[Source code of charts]

□ □ □ □ □ □ □

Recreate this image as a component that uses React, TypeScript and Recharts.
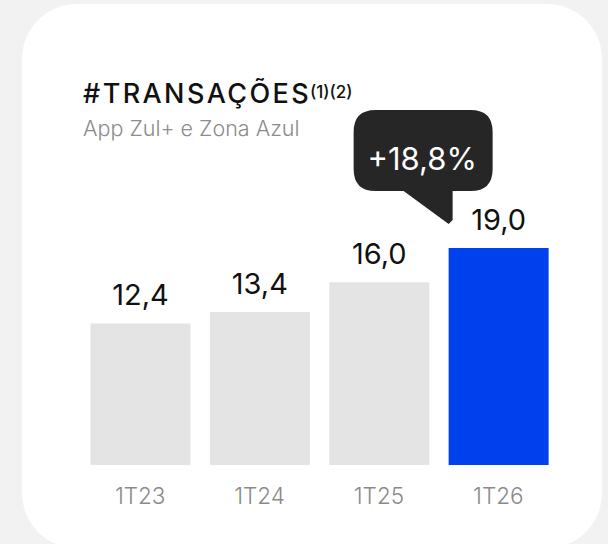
import { BarChart, Bar, XAxis, YAxis, Cell, LabelList } from 'recharts';

// #region Sample data
const quarters = ['1T23', '1T24', '1T25', '1T26'];
const transactions = [12.4, 13.4, 16.0, 19.0];
const barColors = ['#e4e4e4', '#e4e4e4', '#e4e4e4', '#0041ee'];
// #endregion

const data = quarters.map((quarter, i) => ({ quarter, value: transactions[i] }));

const fmt = (v: number) => v.toFixed(1).replace('.', ',');
const lastIdx = transactions.length - 1;
const growth = (transactions[lastIdx] / transactions[lastIdx - 1] - 1) * 100;

const FONT = 'Inter, "Noto Sans", sans-serif';

const ValueLabel = (props: any) => {
  const vb = props.viewBox ?? props;
  const { x, y, width } = vb;
  return (
    <text x={x + width / 2} y={y - 18} textAnchor="middle" fontFamily={FONT} fontSize={29} fill="#111">
      {fmt(Number(props.value))}
    </text>
  );
};

const GrowthBubble = (props: any) => {
  if (props.index !== lastIdx) return null;
  const vb = props.viewBox ?? props;
  const { x, y } = vb;
  const L = x - 95;
  const R = x + 44;
  const T = y - 138;
  const B = y - 57;
  const r = 22;
  const d = `M${L + r},${T} H${R - r} Q${R},${T} ${R},${T + r} V${B - r} Q${R},${B} ${R - r},${B} H${x + 4} V${y - 28} L${x},${y - 24} L${x - 45},${B} H${L + r} Q${L},${B} ${L},${B - r} V${T + r} Q${L},${T} ${L + r},${T} Z`;
  return (
    <g>
      <path d={d} fill="#262626" />
      <text x={(L + R) / 2 - 1} y={y - 78} textAnchor="middle" fontFamily={FONT} fontSize={31} fill="#fff">
        {`+${fmt(growth)}%`}
      </text>
    </g>
  );
};

const QuarterTick = (props: any) => {
  const { x, y, payload } = props;
  return (
    <text x={x} y={y + 39} textAnchor="middle" fontFamily={FONT} fontSize={22.5} fontWeight={300} fill="#8a8a8a">
      {payload.value}
    </text>
  );
};

const TransactionsChart = () => {
  return (
    <div style={{ position: 'absolute', top: 0, left: 0, width: 608, height: 544, background: '#f2f2f2', overflow: 'hidden' }}>
      <div
        style={{
          position: 'absolute',
          left: 22,
          top: 4,
          width: 580,
          height: 544,
          borderRadius: 55,
          background: '#fff',
        }}
      />
      <svg width={608} height={544} style={{ position: 'absolute', top: 0, left: 0 }}>
        <text x={83} y={103} fontFamily={FONT} fontSize={27} fontWeight={500} letterSpacing={2.4} fill="#111">
          #TRANSAÇÕES
        </text>
        <text x={310} y={98} fontFamily={FONT} fontSize={17} fontWeight={500} fill="#111">
          (1)(2)
        </text>
        <text x={83} y={136} fontFamily={FONT} fontSize={21.5} fontWeight={300} fill="#8c8c8c">
          App Zul+ e Zona Azul
        </text>
      </svg>
      <BarChart
        width={608}
        height={544}
        data={data}
        margin={{ top: 236.6, right: 50, left: 80.5, bottom: 49 }}
        style={{ position: 'absolute', top: 0, left: 0 }}
      >
        <XAxis
          dataKey="quarter"
          axisLine={false}
          tickLine={false}
          tickSize={0}
          tickMargin={0}
          height={30}
          interval={0}
          tick={<QuarterTick />}
        />
        <YAxis hide domain={[0, 20]} />
        <Bar dataKey="value" barSize={100} isAnimationActive={false}>
          {data.map((d, i) => (
            <Cell key={d.quarter} fill={barColors[i]} />
          ))}
          <LabelList dataKey="value" content={<ValueLabel />} />
          <LabelList dataKey="value" content={<GrowthBubble />} />
        </Bar>
      </BarChart>
    </div>
  );
};

export default function App() {
  return <TransactionsChart />;
}
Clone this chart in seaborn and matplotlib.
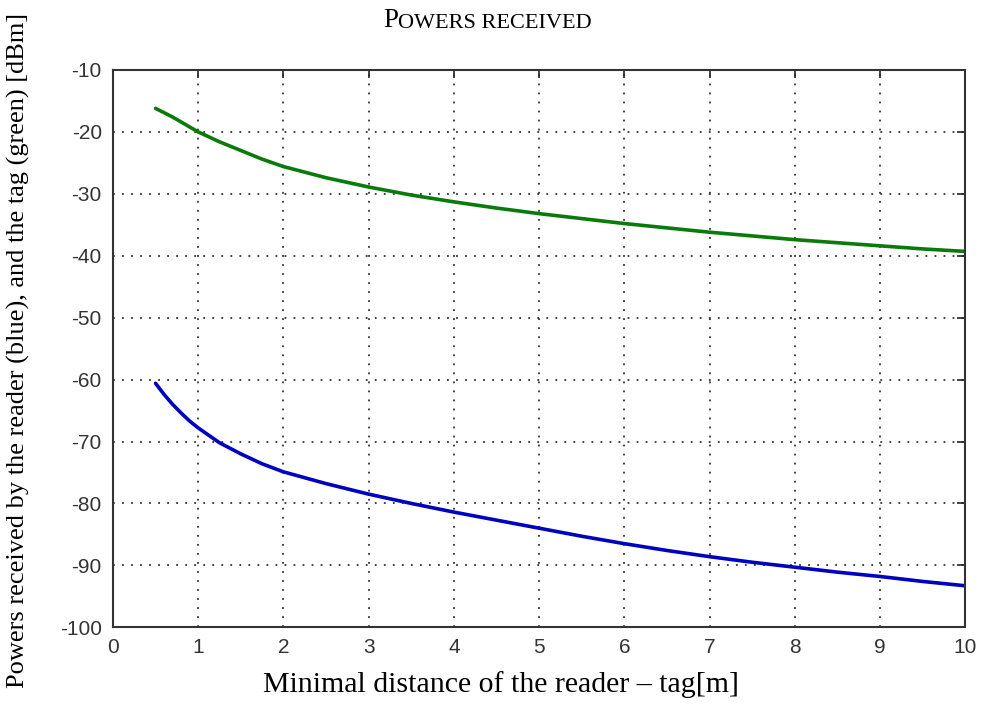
import numpy as np
import pandas as pd
import matplotlib
matplotlib.use("Agg")
import matplotlib.pyplot as plt
import seaborn as sns

# data
distance = [0.5, 0.6, 0.7, 0.8, 0.9, 1.0, 1.25, 1.5, 1.75, 2.0, 2.5, 3.0, 3.5, 4.0, 4.5,
            5.0, 5.5, 6.0, 6.5, 7.0, 7.5, 8.0, 8.5, 9.0, 9.5, 10.0]
tag_power = [-16.2, -16.9, -17.6, -18.4, -19.2, -20.0, -21.6, -23.0, -24.4, -25.6, -27.4,
             -28.9, -30.2, -31.3, -32.3, -33.2, -34.0, -34.8, -35.5, -36.2, -36.8, -37.4,
             -37.9, -38.4, -38.9, -39.3]
reader_power = [-60.6, -62.4, -64.0, -65.4, -66.7, -67.8, -70.2, -72.0, -73.6, -74.9, -76.8,
                -78.5, -80.0, -81.4, -82.7, -84.0, -85.3, -86.5, -87.6, -88.6, -89.5, -90.3,
                -91.1, -91.8, -92.6, -93.3]
x_ticks = [0, 1, 2, 3, 4, 5, 6, 7, 8, 9, 10]
y_ticks = [-100, -90, -80, -70, -60, -50, -40, -30, -20, -10]

sns.set_style("white")
plt.rcParams["font.family"] = ["Liberation Sans", "DejaVu Sans"]

df = pd.DataFrame({
    "distance": distance * 2,
    "power": tag_power + reader_power,
    "who": ["tag"] * len(distance) + ["reader"] * len(distance),
})

fig = plt.figure(figsize=(9.82, 7.04), dpi=100)
ax = fig.add_axes([0.115, 0.109, 0.868, 0.7916])

sns.lineplot(data=df, x="distance", y="power", hue="who",
             palette={"tag": "#0a7a0a", "reader": "#0000c0"},
             linewidth=2.6, legend=False, ax=ax, sort=True, estimator=None)

ax.set_xlim(0, 10)
ax.set_ylim(-100, -10)
ax.set_xticks(x_ticks)
ax.set_yticks(y_ticks)
ax.set_xticklabels([str(t) for t in x_ticks])
ax.set_yticklabels([str(t) for t in y_ticks])
ax.tick_params(direction="in", length=6, width=1.2, labelsize=15, colors="#222222",
               top=True, right=True)
ax.tick_params(axis="x", labelcolor="#333333", pad=8)
ax.tick_params(axis="y", labelcolor="#333333", pad=8)
ax.grid(True, color="#333333", linestyle=(0, (1, 4)), linewidth=1.3)
for s in ax.spines.values():
    s.set_color("#333333")
    s.set_linewidth(1.5)

ax.set_xlabel("Minimal distance of the reader \u2013 tag[m]", family="Liberation Serif",
              fontsize=21.5, color="black")
ax.xaxis.set_label_coords(0.455, -0.078)
ax.set_ylabel("Powers received by the reader (blue), and the tag (green) [dBm]",
              family="Liberation Serif", fontsize=19, color="black")
ax.yaxis.set_label_coords(-0.097, 0.497)

t1 = fig.text(383 / 982, 0.962, "P", family="Liberation Serif", fontsize=19.5,
              ha="left", va="baseline", color="black")
fig.add_artist(matplotlib.text.Annotation(
    "OWERS RECEIVED", xy=(1, 0), xycoords=t1, family="Liberation Serif",
    fontsize=16, ha="left", va="bottom", color="black"))

fig.savefig("out.png", dpi=100)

□ □ □ □ □ □ □

Omit all pictures, then copy the lines between the ones holding "Clone this chart in seaborn and matplotlib." and "ax = fig.add_axes([0.115, 0.109, 0.868, 0.7916])", inclusive.

§ Solution to the exercise
Clone this chart in seaborn and matplotlib.
import numpy as np
import pandas as pd
import matplotlib
matplotlib.use("Agg")
import matplotlib.pyplot as plt
import seaborn as sns

# data
distance = [0.5, 0.6, 0.7, 0.8, 0.9, 1.0, 1.25, 1.5, 1.75, 2.0, 2.5, 3.0, 3.5, 4.0, 4.5,
            5.0, 5.5, 6.0, 6.5, 7.0, 7.5, 8.0, 8.5, 9.0, 9.5, 10.0]
tag_power = [-16.2, -16.9, -17.6, -18.4, -19.2, -20.0, -21.6, -23.0, -24.4, -25.6, -27.4,
             -28.9, -30.2, -31.3, -32.3, -33.2, -34.0, -34.8, -35.5, -36.2, -36.8, -37.4,
             -37.9, -38.4, -38.9, -39.3]
reader_power = [-60.6, -62.4, -64.0, -65.4, -66.7, -67.8, -70.2, -72.0, -73.6, -74.9, -76.8,
                -78.5, -80.0, -81.4, -82.7, -84.0, -85.3, -86.5, -87.6, -88.6, -89.5, -90.3,
                -91.1, -91.8, -92.6, -93.3]
x_ticks = [0, 1, 2, 3, 4, 5, 6, 7, 8, 9, 10]
y_ticks = [-100, -90, -80, -70, -60, -50, -40, -30, -20, -10]

sns.set_style("white")
plt.rcParams["font.family"] = ["Liberation Sans", "DejaVu Sans"]

df = pd.DataFrame({
    "distance": distance * 2,
    "power": tag_power + reader_power,
    "who": ["tag"] * len(distance) + ["reader"] * len(distance),
})

fig = plt.figure(figsize=(9.82, 7.04), dpi=100)
ax = fig.add_axes([0.115, 0.109, 0.868, 0.7916])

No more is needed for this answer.